ITAC HR Forum – Presentation on managing employee use of social media applications

I presented today on managing employee use of social media applications at the Human Resources Forum of the Information Technology Association of Canada. I followed a presentation on social media use in human resources by the wonderful Connie Crosby and an enlightening presentation by Sheldon Silverman on the system AMD uses to mitigate the risks associated with its innovative social media marketing program.

My slides are below, and if you click through to my Slideshare page you can download a version with notes. It’s similar to presentations I’ve done in the past but I’ve added a couple slides to identify the complex issues related to wage and hours claims.

Case Report – Court orders identity of Gmail user to be disclosed… good discussion of balancing of interests

On September 9th, the Ontario Superior Court of Justice ordered Bell and Rogers to identify an individual who used a gmail account to communicate allegedly defamatory statements about York University and its president. The case is notable for two points. First, it contains a relatively detailed discussion of the balancing of interests factor and the privacy interests of the anonymous poster. Strathy J. considered that both Bell and Rogers had privacy policies and terms of service that lowered the individual’s expectation of privacy.
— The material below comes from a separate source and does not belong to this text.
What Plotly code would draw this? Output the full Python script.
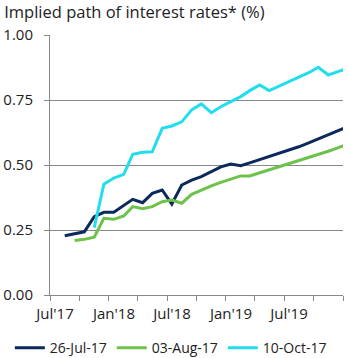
import plotly.graph_objects as go
import pandas as pd

months = pd.date_range("2017-07-16", periods=30, freq="MS") + pd.Timedelta(days=15)
months = [d.strftime("%Y-%m-%d") for d in months]

navy_values = [0.228, 0.236, 0.243, 0.301, 0.318, 0.318, 0.346, 0.368, 0.355, 0.391,
               0.404, 0.350, 0.423, 0.442, 0.455, 0.474, 0.493, 0.504, 0.497, 0.508,
               0.520, 0.532, 0.545, 0.557, 0.570, 0.585, 0.600, 0.615, 0.632, 0.648]
green_values = [0.210, 0.214, 0.222, 0.295, 0.291, 0.304, 0.340, 0.332, 0.340, 0.359,
                0.365, 0.353, 0.387, 0.404, 0.420, 0.433, 0.445, 0.458, 0.458, 0.470,
                0.482, 0.493, 0.505, 0.515, 0.527, 0.540, 0.553, 0.566, 0.580]
cyan_values = [0.259, 0.426, 0.450, 0.464, 0.541, 0.549, 0.551, 0.641, 0.650, 0.666,
               0.712, 0.735, 0.701, 0.724, 0.744, 0.763, 0.786, 0.808, 0.786, 0.804,
               0.820, 0.837, 0.855, 0.876, 0.846, 0.859, 0.872]

series_names = ["26-Jul-17", "03-Aug-17", "10-Oct-17"]
colors = ["#0B2A5B", "#6CC24A", "#22DDEE"]

tick_vals = ["2017-07-01", "2017-10-01", "2018-01-01", "2018-04-01", "2018-07-01",
             "2018-10-01", "2019-01-01", "2019-04-01", "2019-07-01", "2019-10-01",
             "2020-01-01"]
tick_text = ["Jul'17", "", "Jan'18", "", "Jul'18", "", "Jan'19", "", "Jul'19", "", ""]
y_ticks = [0, 0.25, 0.5, 0.75, 1.0]

fig = go.Figure()
fig.add_trace(go.Scatter(x=months, y=navy_values, name=series_names[0], mode="lines",
                         line=dict(color=colors[0], width=3)))
fig.add_trace(go.Scatter(x=months[1:], y=green_values, name=series_names[1], mode="lines",
                         line=dict(color=colors[1], width=3)))
fig.add_trace(go.Scatter(x=months[3:], y=cyan_values, name=series_names[2], mode="lines",
                         line=dict(color=colors[2], width=3)))

font_family = "Open Sans"
fig.update_layout(
    width=348, height=358,
    margin=dict(l=50, r=5, t=35, b=63, autoexpand=False),
    paper_bgcolor="white", plot_bgcolor="white",
    font=dict(family=font_family, size=15, color="#222222"),
    title=dict(text="Implied path of interest rates* (%)", x=0.012, xanchor="left",
               y=0.965, yanchor="middle", font=dict(size=16.5, color="#222222")),
    showlegend=True,
    legend=dict(orientation="h", x=-0.137, xanchor="left",
                y=-0.204, yanchor="middle",
                font=dict(size=14), itemwidth=30, tracegroupgap=0,
                bgcolor="rgba(0,0,0,0)"),
    xaxis=dict(type="date", range=["2017-07-01", "2020-01-01"],
               tickmode="array", tickvals=tick_vals, ticktext=tick_text,
               ticks="outside", ticklen=5, tickcolor="#888888", tickwidth=1,
               showgrid=False, showline=True, linecolor="#888888", linewidth=1,
               tickfont=dict(size=15), ticklabelshift=5,
               fixedrange=True),
    yaxis=dict(range=[0, 1.0], tickvals=y_ticks, tickformat=".2f",
               showgrid=True, gridcolor="#888888", gridwidth=1,
               showline=True, linecolor="#888888", linewidth=1,
               ticks="outside", ticklen=5, tickcolor="#888888",
               ticklabelstandoff=8,
               zeroline=False, tickfont=dict(size=15)),
)

fig.write_html("out.html")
Second, Strathy J. held that, in some circumstances, an individual whose identity may be disclosed should be given notice of the proceeding and an opportunity to participate. He did not elaborate, but held that York’s failure to give notice in this case did not tip the balance against making an order.

York University v. Bell Canada Enterprises, 2009 CanLII 46447 (ON S.C.).

Case Report – Privilege in e-mails waived based on uncontested waiver claim

On September 3rd, the Ontario Superior Court of Justice dismissed a motion to disqualify counsel who received allegedly privileged e-mails and used them to amend its pleadings. It held that the privilege holder had waived privilege either knowingly or through the reckless conduct of its counsel.

The privilege dispute arose in the context of a wrongful dismissal claim and a counter-claim brought against a departing plaintiff. The plaintiff had communicated with his legal counsel by e-mail on his former employer’s system. The employer’s American counsel retrieved the e-mails and turned them over to its Canadian counsel, who produced twelve suspect e-mails to the plaintiff in September 2007 along with 135 other documents. The next day, the employer’s counsel wrote a one page letter to the plaintiff’s counsel to deal with a number of production issues and expressly took the position that privilege in the e-mails had been waived.

The plaintiff objected to the production in May 2009. This was after its counsel had responded to all points in the one page letter except the privilege issue and had sought a further and better affidavit of documents. It was also after the defendant retained new counsel who assumed the plaintiff had accepted its privilege waiver position and sought to amend its pleadings to refer to the solicitor-client communications in November 2007.

On these facts, Master Glustein held that the plaintiff had waived privilege. He also held that he would not have otherwise disqualified the defendant’s newly-retained counsel, who he said was blameless in proceeding with its understanding that privilege had been waived. Master Glustein did not consider whether the plaintiff waived privilege in her communications by using her employer’s e-mail system, but did comment:

I also find no “blame” in CPL going through Eisses and Fava’s emails at the outset. Even if the Emails are privileged, CPL’s counsel (Miller and Blakes) believed that the Emails were not privileged because they were the employer’s documents, and that as such, Eisses waived privilege. In any event, CPL and Blakes did the right thing by immediately and explicitly advising Colson, at the outset of the production process, that CPL had produced solicitor-client communications on which CPL claimed Eisses waived privilege.

This obiter statement is of some interest given the frequency with which employers find themselves in custody of their former employees’ solicitor-client communications. The case is otherwise driven by its facts.

Eisses v. CPL Systems Canada Inc., 2009 CanLII 45440 (ON S.C.).